◆ Exercise description ◆
Transcribe all of the data exactly. Omit the pictures.
• • • •
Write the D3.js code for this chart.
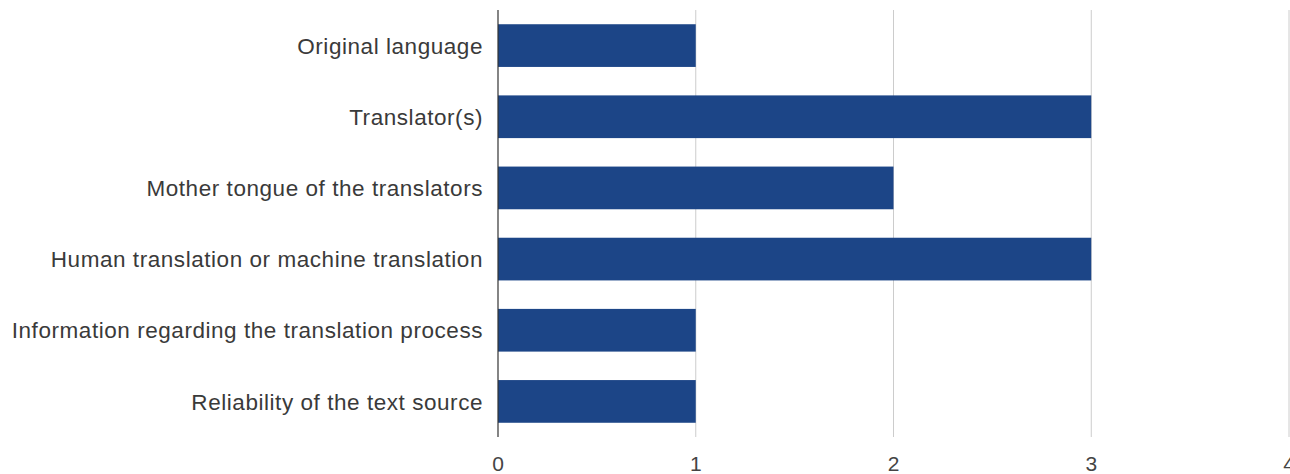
<!DOCTYPE html>
<html>
<head>
<meta charset="utf-8">
<script src="https://cdn.jsdelivr.net/npm/d3@7"></script>
<style>
  body { margin: 0; background: #fff; }
  svg text { font-family: "Liberation Sans", Arial, sans-serif; }
</style>
</head>
<body>
<div id="bar_chart"></div>
<script>
// data
var categories = ['Original language', 'Translator(s)', 'Mother tongue of the translators',
  'Human translation or machine translation', 'Information regarding the translation process',
  'Reliability of the text source'];
var counts = [1, 3, 2, 3, 1, 1];
var tickValues = [0, 1, 2, 3, 4];

//dimensions and margins
var margin = {top: 10, right: 1, bottom: 37, left: 498},
    width = 1290 - margin.left - margin.right,
    height = 474 - margin.top - margin.bottom;

var svg = d3.select('#bar_chart')
  .append('svg')
  .attr('width', 1290)
  .attr('height', 474)
  .append('g')
  .attr('transform', 'translate(' + margin.left + ',' + margin.top + ')');

//scales
var x = d3.scaleLinear()
  .domain([0, 4])
  .range([0, width]);

var y = d3.scaleBand()
  .domain(categories)
  .range([0, height])
  .paddingInner(0.4)
  .paddingOuter(0.2);

//gridlines
svg.selectAll('.grid')
  .data(tickValues.slice(1))
  .enter()
  .append('line')
  .attr('x1', function(d) { return x(d); })
  .attr('x2', function(d) { return x(d); })
  .attr('y1', 0)
  .attr('y2', height)
  .style('stroke', '#cccccc')
  .style('stroke-width', 1);

//bars
svg.selectAll('.bar')
  .data(counts)
  .enter()
  .append('rect')
  .attr('x', x(0))
  .attr('y', function(d, i) { return y(categories[i]); })
  .attr('width', function(d) { return x(d) - x(0); })
  .attr('height', y.bandwidth())
  .style('fill', '#1c4587');

//baseline
svg.append('line')
  .attr('x1', x(0))
  .attr('x2', x(0))
  .attr('y1', 0)
  .attr('y2', height)
  .style('stroke', '#333333')
  .style('stroke-width', 1.2);

//x tick labels
svg.selectAll('.xlabel')
  .data(tickValues)
  .enter()
  .append('text')
  .attr('x', function(d) { return x(d); })
  .attr('y', height + 34)
  .attr('text-anchor', 'middle')
  .style('font-size', '21px')
  .style('fill', '#444444')
  .text(function(d) { return d; });

//category labels
svg.selectAll('.ylabel')
  .data(categories)
  .enter()
  .append('text')
  .attr('x', -15)
  .attr('y', function(d) { return y(d) + y.bandwidth() / 2; })
  .attr('dy', '0.36em')
  .attr('text-anchor', 'end')
  .style('font-size', '22.5px')
  .style('letter-spacing', '0.55px')
  .style('fill', '#3a3a3a')
  .text(function(d) { return d; });
</script>
</body>
</html>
• • • •
◆ Solution for this exercise ◆
Write the D3.js code for this chart.
<!DOCTYPE html>
<html>
<head>
<meta charset="utf-8">
<script src="https://cdn.jsdelivr.net/npm/d3@7"></script>
<style>
  body { margin: 0; background: #fff; }
  svg text { font-family: "Liberation Sans", Arial, sans-serif; }
</style>
</head>
<body>
<div id="bar_chart"></div>
<script>
// data
var categories = ['Original language', 'Translator(s)', 'Mother tongue of the translators',
  'Human translation or machine translation', 'Information regarding the translation process',
  'Reliability of the text source'];
var counts = [1, 3, 2, 3, 1, 1];
var tickValues = [0, 1, 2, 3, 4];

//dimensions and margins
var margin = {top: 10, right: 1, bottom: 37, left: 498},
    width = 1290 - margin.left - margin.right,
    height = 474 - margin.top - margin.bottom;

var svg = d3.select('#bar_chart')
  .append('svg')
  .attr('width', 1290)
  .attr('height', 474)
  .append('g')
  .attr('transform', 'translate(' + margin.left + ',' + margin.top + ')');

//scales
var x = d3.scaleLinear()
  .domain([0, 4])
  .range([0, width]);

var y = d3.scaleBand()
  .domain(categories)
  .range([0, height])
  .paddingInner(0.4)
  .paddingOuter(0.2);

//gridlines
svg.selectAll('.grid')
  .data(tickValues.slice(1))
  .enter()
  .append('line')
  .attr('x1', function(d) { return x(d); })
  .attr('x2', function(d) { return x(d); })
  .attr('y1', 0)
  .attr('y2', height)
  .style('stroke', '#cccccc')
  .style('stroke-width', 1);

//bars
svg.selectAll('.bar')
  .data(counts)
  .enter()
  .append('rect')
  .attr('x', x(0))
  .attr('y', function(d, i) { return y(categories[i]); })
  .attr('width', function(d) { return x(d) - x(0); })
  .attr('height', y.bandwidth())
  .style('fill', '#1c4587');

//baseline
svg.append('line')
  .attr('x1', x(0))
  .attr('x2', x(0))
  .attr('y1', 0)
  .attr('y2', height)
  .style('stroke', '#333333')
  .style('stroke-width', 1.2);

//x tick labels
svg.selectAll('.xlabel')
  .data(tickValues)
  .enter()
  .append('text')
  .attr('x', function(d) { return x(d); })
  .attr('y', height + 34)
  .attr('text-anchor', 'middle')
  .style('font-size', '21px')
  .style('fill', '#444444')
  .text(function(d) { return d; });

//category labels
svg.selectAll('.ylabel')
  .data(categories)
  .enter()
  .append('text')
  .attr('x', -15)
  .attr('y', function(d) { return y(d) + y.bandwidth() / 2; })
  .attr('dy', '0.36em')
  .attr('text-anchor', 'end')
  .style('font-size', '22.5px')
  .style('letter-spacing', '0.55px')
  .style('fill', '#3a3a3a')
  .text(function(d) { return d; });
</script>
</body>
</html>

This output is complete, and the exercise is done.